Transcribe the data in full and exactly, omitting any pictures.

=== RECORDED DATA ===

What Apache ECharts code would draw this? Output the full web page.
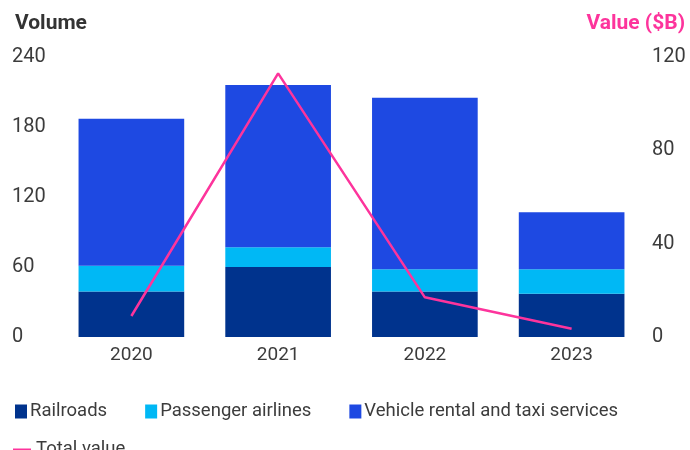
<!DOCTYPE html>
<html>
<head>
<meta charset="utf-8">
<script src="https://cdn.jsdelivr.net/npm/echarts@6/dist/echarts.min.js"></script>
<style>
  html, body { margin: 0; padding: 0; background: #fff; }
  #chart { width: 690px; height: 450px; }
</style>
</head>
<body>
<div id="chart"></div>
<script>
var years = ['2020', '2021', '2022', '2023'];
var railroads = [39, 60, 39, 37];
var airlines = [22, 17, 19, 21];
var vehicleRental = [126, 139, 147, 49];
var totalValue = [9, 113, 17, 3.5];
var volumeTicks = [0, 60, 120, 180, 240];
var valueTicks = [0, 40, 80, 120];

var textColor = '#3c3c3c';
var pink = '#FD349C';
var font = 'Roboto';

var myChart = echarts.init(document.getElementById('chart'));
var option = {
  animation: false,
  title: [
    { text: 'Volume', left: 10, top: 8,
      textStyle: { fontFamily: font, fontSize: 21, fontWeight: 'bold', color: '#333' } },
    { text: 'Value ($B)', right: 0, top: 8,
      textStyle: { fontFamily: font, fontSize: 21, fontWeight: 'bold', color: pink } }
  ],
  grid: { left: 58, right: 45, top: 57, bottom: 113 },
  legend: [
    {
      left: 10, top: 397,
      itemWidth: 12, itemHeight: 14, itemGap: 38,
      icon: 'rect',
      textStyle: { fontFamily: font, fontSize: 18.5, color: textColor, padding: [0, 0, 0, -2] },
      data: ['Railroads', 'Passenger airlines', 'Vehicle rental and taxi services']
    },
    {
      left: 8, top: 435,
      itemWidth: 18, itemHeight: 2,
      icon: 'rect',
      textStyle: { fontFamily: font, fontSize: 18.5, color: textColor },
      data: ['Total value']
    }
  ],
  xAxis: {
    type: 'category',
    data: years,
    axisLine: { show: false },
    axisTick: { show: false },
    axisLabel: { fontFamily: font, fontSize: 19, color: textColor, margin: 9 }
  },
  yAxis: [
    {
      type: 'value', min: 0, max: 240, interval: 60,
      splitLine: { show: false },
      axisLabel: {
        fontFamily: font, fontSize: 20, color: textColor, align: 'left', margin: 46,
        formatter: function (v) { return volumeTicks.indexOf(v) >= 0 ? String(v) : ''; }
      }
    },
    {
      type: 'value', min: 0, max: 120, interval: 40,
      splitLine: { show: false },
      axisLabel: {
        fontFamily: font, fontSize: 20, color: textColor, align: 'left', margin: 7,
        formatter: function (v) { return valueTicks.indexOf(v) >= 0 ? String(v) : ''; }
      }
    }
  ],
  series: [
    { name: 'Railroads', type: 'bar', stack: 'vol', data: railroads,
      barWidth: '72%', itemStyle: { color: '#00338D' } },
    { name: 'Passenger airlines', type: 'bar', stack: 'vol', data: airlines,
      itemStyle: { color: '#00B8F5' } },
    { name: 'Vehicle rental and taxi services', type: 'bar', stack: 'vol', data: vehicleRental,
      itemStyle: { color: '#1E49E2' } },
    { name: 'Total value', type: 'line', yAxisIndex: 1, data: totalValue, color: pink,
      symbol: 'none', lineStyle: { color: pink, width: 2.5 }, itemStyle: { color: pink } }
  ]
};
myChart.setOption(option);
window.addEventListener('resize', function () { myChart.resize(); });
</script>
</body>
</html>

===

#### OUTPUT FOR THIS TASK
What Apache ECharts code would draw this? Output the full web page.
<!DOCTYPE html>
<html>
<head>
<meta charset="utf-8">
<script src="https://cdn.jsdelivr.net/npm/echarts@6/dist/echarts.min.js"></script>
<style>
  html, body { margin: 0; padding: 0; background: #fff; }
  #chart { width: 690px; height: 450px; }
</style>
</head>
<body>
<div id="chart"></div>
<script>
var years = ['2020', '2021', '2022', '2023'];
var railroads = [39, 60, 39, 37];
var airlines = [22, 17, 19, 21];
var vehicleRental = [126, 139, 147, 49];
var totalValue = [9, 113, 17, 3.5];
var volumeTicks = [0, 60, 120, 180, 240];
var valueTicks = [0, 40, 80, 120];

var textColor = '#3c3c3c';
var pink = '#FD349C';
var font = 'Roboto';

var myChart = echarts.init(document.getElementById('chart'));
var option = {
  animation: false,
  title: [
    { text: 'Volume', left: 10, top: 8,
      textStyle: { fontFamily: font, fontSize: 21, fontWeight: 'bold', color: '#333' } },
    { text: 'Value ($B)', right: 0, top: 8,
      textStyle: { fontFamily: font, fontSize: 21, fontWeight: 'bold', color: pink } }
  ],
  grid: { left: 58, right: 45, top: 57, bottom: 113 },
  legend: [
    {
      left: 10, top: 397,
      itemWidth: 12, itemHeight: 14, itemGap: 38,
      icon: 'rect',
      textStyle: { fontFamily: font, fontSize: 18.5, color: textColor, padding: [0, 0, 0, -2] },
      data: ['Railroads', 'Passenger airlines', 'Vehicle rental and taxi services']
    },
    {
      left: 8, top: 435,
      itemWidth: 18, itemHeight: 2,
      icon: 'rect',
      textStyle: { fontFamily: font, fontSize: 18.5, color: textColor },
      data: ['Total value']
    }
  ],
  xAxis: {
    type: 'category',
    data: years,
    axisLine: { show: false },
    axisTick: { show: false },
    axisLabel: { fontFamily: font, fontSize: 19, color: textColor, margin: 9 }
  },
  yAxis: [
    {
      type: 'value', min: 0, max: 240, interval: 60,
      splitLine: { show: false },
      axisLabel: {
        fontFamily: font, fontSize: 20, color: textColor, align: 'left', margin: 46,
        formatter: function (v) { return volumeTicks.indexOf(v) >= 0 ? String(v) : ''; }
      }
    },
    {
      type: 'value', min: 0, max: 120, interval: 40,
      splitLine: { show: false },
      axisLabel: {
        fontFamily: font, fontSize: 20, color: textColor, align: 'left', margin: 7,
        formatter: function (v) { return valueTicks.indexOf(v) >= 0 ? String(v) : ''; }
      }
    }
  ],
  series: [
    { name: 'Railroads', type: 'bar', stack: 'vol', data: railroads,
      barWidth: '72%', itemStyle: { color: '#00338D' } },
    { name: 'Passenger airlines', type: 'bar', stack: 'vol', data: airlines,
      itemStyle: { color: '#00B8F5' } },
    { name: 'Vehicle rental and taxi services', type: 'bar', stack: 'vol', data: vehicleRental,
      itemStyle: { color: '#1E49E2' } },
    { name: 'Total value', type: 'line', yAxisIndex: 1, data: totalValue, color: pink,
      symbol: 'none', lineStyle: { color: pink, width: 2.5 }, itemStyle: { color: pink } }
  ]
};
myChart.setOption(option);
window.addEventListener('resize', function () { myChart.resize(); });
</script>
</body>
</html>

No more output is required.